** Start LISTING **
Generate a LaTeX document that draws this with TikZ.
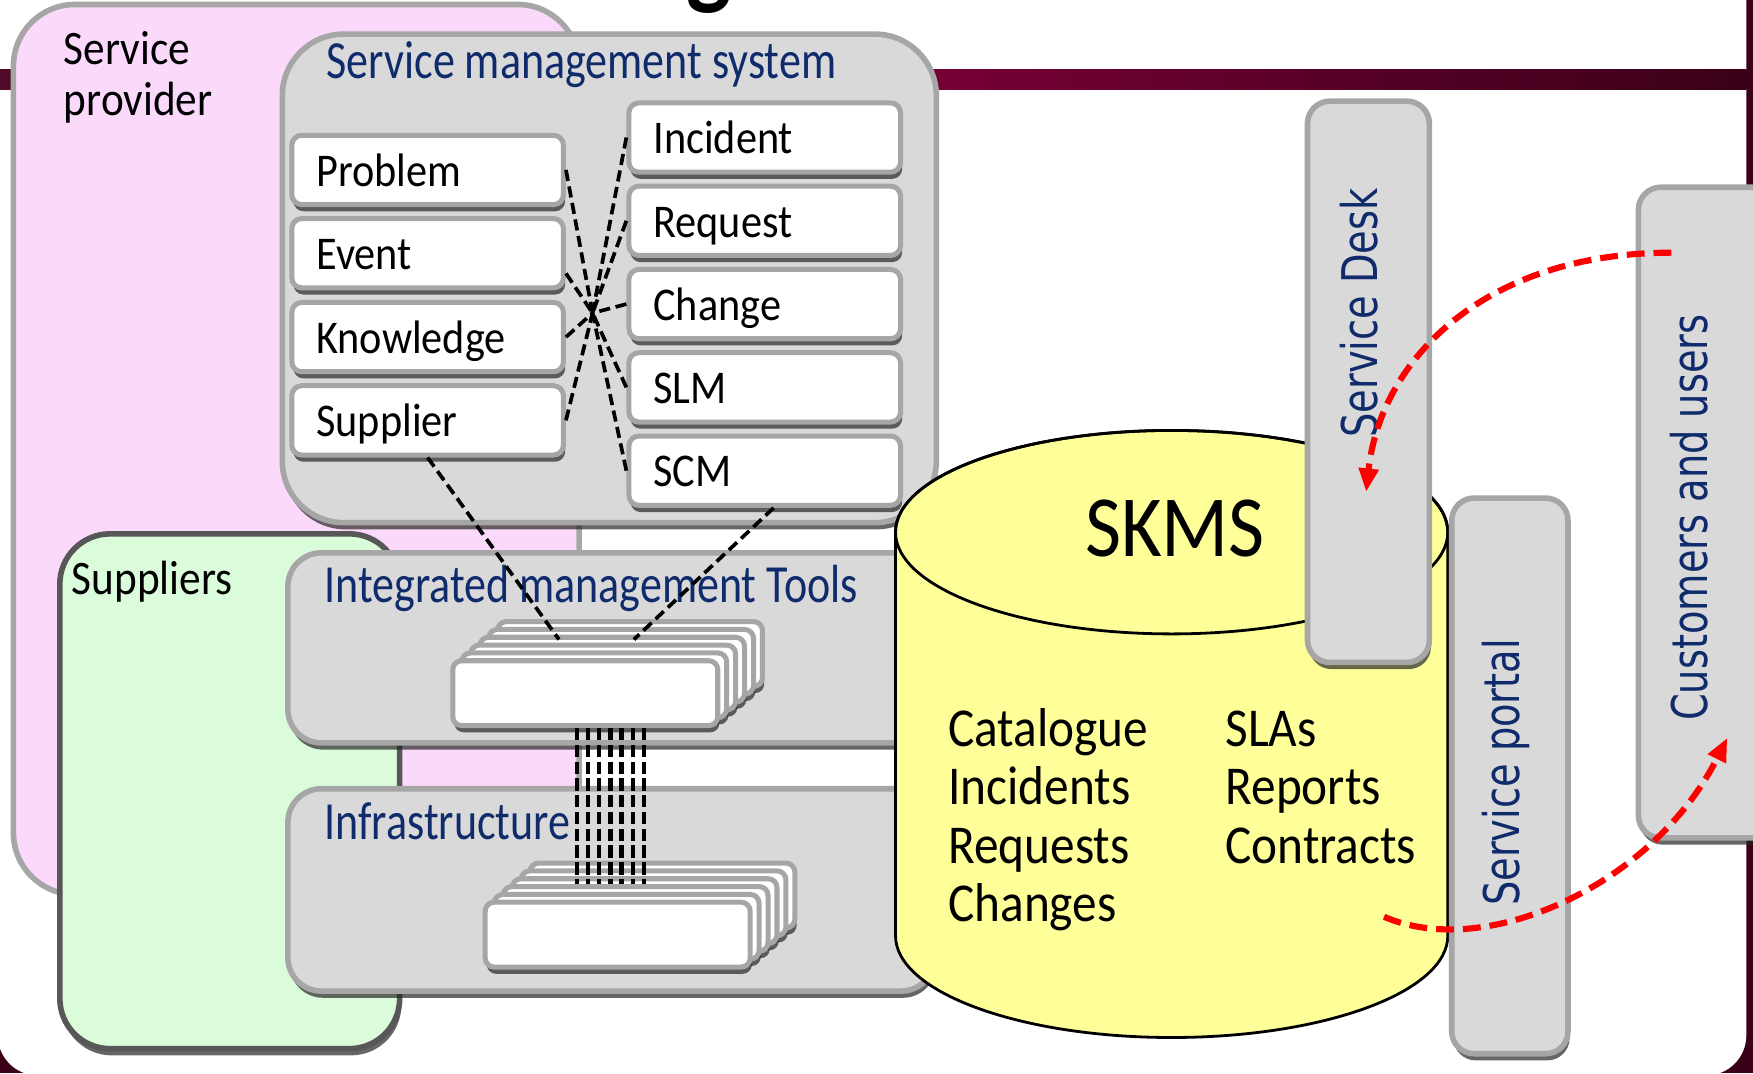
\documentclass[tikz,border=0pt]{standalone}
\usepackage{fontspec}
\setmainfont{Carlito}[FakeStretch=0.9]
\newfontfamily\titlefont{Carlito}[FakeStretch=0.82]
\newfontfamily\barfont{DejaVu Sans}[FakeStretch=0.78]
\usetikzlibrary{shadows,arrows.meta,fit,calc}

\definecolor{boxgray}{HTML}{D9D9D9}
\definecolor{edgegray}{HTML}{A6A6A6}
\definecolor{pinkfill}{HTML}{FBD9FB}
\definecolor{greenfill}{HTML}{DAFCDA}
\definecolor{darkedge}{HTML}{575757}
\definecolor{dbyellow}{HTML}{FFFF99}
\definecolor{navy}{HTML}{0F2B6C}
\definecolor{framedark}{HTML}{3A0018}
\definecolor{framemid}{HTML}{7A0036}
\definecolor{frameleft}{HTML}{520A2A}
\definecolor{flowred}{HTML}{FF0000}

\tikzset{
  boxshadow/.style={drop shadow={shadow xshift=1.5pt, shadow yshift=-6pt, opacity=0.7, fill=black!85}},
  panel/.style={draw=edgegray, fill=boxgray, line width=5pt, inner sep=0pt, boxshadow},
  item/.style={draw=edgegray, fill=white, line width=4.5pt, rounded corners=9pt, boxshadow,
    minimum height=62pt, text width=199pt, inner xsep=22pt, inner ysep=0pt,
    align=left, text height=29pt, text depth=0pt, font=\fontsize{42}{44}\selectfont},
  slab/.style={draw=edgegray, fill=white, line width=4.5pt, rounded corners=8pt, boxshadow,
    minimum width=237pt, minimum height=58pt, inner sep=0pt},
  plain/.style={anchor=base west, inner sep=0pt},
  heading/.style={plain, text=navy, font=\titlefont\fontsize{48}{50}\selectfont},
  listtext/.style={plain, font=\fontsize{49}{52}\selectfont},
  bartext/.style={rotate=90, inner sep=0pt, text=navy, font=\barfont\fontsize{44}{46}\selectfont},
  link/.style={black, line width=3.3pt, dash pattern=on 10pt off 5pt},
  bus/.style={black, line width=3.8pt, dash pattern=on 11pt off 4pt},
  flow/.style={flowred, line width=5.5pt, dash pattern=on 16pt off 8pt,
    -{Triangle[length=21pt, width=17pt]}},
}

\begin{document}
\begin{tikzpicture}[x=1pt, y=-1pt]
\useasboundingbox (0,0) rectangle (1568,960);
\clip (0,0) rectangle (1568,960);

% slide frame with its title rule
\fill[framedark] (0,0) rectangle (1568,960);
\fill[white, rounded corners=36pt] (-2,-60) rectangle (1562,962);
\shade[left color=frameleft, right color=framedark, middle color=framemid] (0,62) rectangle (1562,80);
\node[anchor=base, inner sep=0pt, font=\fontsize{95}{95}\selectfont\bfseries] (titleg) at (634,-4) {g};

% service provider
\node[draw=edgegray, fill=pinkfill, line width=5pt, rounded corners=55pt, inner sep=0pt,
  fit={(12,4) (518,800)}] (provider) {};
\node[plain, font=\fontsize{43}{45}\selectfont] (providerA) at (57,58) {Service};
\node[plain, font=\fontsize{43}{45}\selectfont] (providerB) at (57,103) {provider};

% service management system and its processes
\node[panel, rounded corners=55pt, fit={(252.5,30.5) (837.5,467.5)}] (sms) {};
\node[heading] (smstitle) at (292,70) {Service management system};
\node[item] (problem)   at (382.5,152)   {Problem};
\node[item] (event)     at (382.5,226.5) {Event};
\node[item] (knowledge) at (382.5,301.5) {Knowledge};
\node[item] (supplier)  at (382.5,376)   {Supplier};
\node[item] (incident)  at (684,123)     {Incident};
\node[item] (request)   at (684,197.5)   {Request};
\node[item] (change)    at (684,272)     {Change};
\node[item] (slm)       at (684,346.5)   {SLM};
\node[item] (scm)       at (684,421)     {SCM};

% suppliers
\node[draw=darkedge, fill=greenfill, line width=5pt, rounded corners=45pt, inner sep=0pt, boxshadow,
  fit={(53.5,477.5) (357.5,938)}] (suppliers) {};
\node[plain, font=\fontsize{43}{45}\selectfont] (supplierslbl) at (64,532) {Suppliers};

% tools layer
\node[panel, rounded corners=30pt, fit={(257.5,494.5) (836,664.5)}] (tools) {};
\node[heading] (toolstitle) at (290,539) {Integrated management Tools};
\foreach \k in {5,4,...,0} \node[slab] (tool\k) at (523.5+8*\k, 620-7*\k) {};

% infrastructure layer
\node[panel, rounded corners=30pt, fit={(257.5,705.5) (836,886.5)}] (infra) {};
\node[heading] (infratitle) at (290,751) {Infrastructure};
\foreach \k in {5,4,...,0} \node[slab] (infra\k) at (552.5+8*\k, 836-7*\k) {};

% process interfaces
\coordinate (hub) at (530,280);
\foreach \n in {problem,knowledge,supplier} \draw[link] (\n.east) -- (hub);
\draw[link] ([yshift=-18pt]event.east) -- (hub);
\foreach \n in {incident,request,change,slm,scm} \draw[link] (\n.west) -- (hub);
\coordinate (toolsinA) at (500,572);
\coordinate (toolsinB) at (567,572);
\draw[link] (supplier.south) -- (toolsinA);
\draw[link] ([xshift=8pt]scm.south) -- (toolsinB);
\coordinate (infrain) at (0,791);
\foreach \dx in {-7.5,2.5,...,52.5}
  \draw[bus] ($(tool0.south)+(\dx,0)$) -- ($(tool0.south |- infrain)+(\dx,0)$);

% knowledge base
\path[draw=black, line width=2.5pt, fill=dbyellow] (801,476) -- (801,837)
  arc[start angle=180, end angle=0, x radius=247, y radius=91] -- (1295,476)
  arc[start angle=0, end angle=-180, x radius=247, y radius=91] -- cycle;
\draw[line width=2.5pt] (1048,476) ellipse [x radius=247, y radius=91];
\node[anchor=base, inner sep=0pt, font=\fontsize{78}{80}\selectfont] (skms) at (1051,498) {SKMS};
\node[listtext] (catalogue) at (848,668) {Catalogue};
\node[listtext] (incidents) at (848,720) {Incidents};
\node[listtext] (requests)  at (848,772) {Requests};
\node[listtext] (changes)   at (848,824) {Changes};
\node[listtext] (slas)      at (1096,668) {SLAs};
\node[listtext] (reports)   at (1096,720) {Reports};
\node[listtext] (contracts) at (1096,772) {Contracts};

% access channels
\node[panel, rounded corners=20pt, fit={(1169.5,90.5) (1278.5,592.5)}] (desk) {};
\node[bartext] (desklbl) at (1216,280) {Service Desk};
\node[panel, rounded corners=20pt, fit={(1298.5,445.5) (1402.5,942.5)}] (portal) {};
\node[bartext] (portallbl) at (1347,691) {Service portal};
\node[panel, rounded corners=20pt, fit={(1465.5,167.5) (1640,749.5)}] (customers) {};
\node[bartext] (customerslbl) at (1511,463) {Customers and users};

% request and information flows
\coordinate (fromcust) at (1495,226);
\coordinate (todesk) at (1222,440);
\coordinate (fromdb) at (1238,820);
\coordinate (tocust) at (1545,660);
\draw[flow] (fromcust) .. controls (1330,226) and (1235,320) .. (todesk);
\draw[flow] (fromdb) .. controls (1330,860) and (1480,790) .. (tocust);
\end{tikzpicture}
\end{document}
** End LISTING **
** Start LISTING **
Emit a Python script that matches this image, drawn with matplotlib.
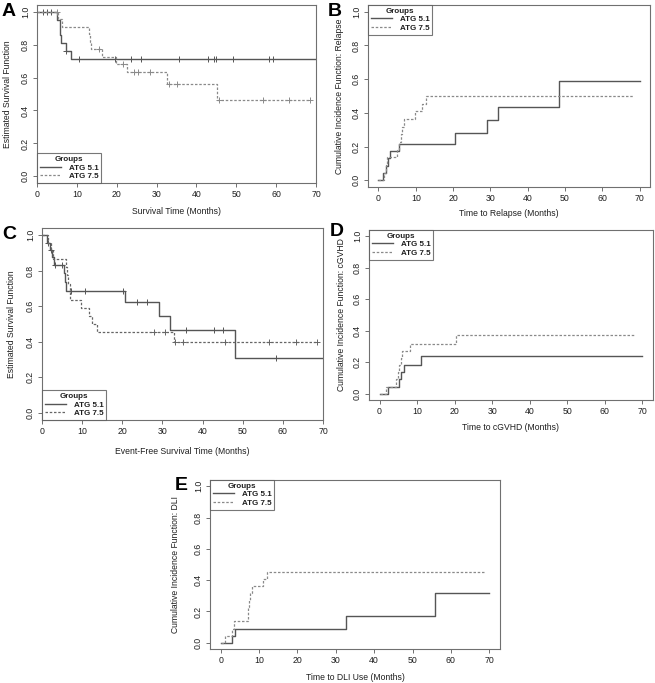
** End LISTING **
** Start LISTING **
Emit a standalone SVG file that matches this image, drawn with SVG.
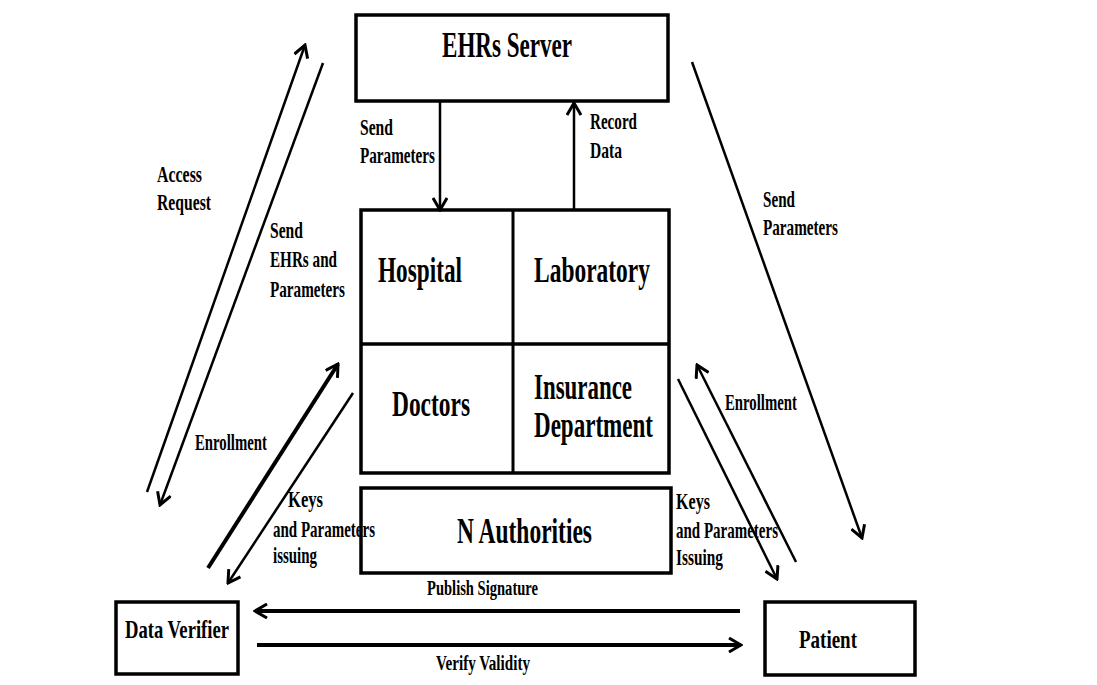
** End LISTING **
__GIVEN PROBLEM__: In the listing above, locate each line with "that" and copy it.

__REPLY TO THE EXERCISE__:
Generate a LaTeX document that draws this with TikZ.
Emit a Python script that matches this image, drawn with matplotlib.
Emit a standalone SVG file that matches this image, drawn with SVG.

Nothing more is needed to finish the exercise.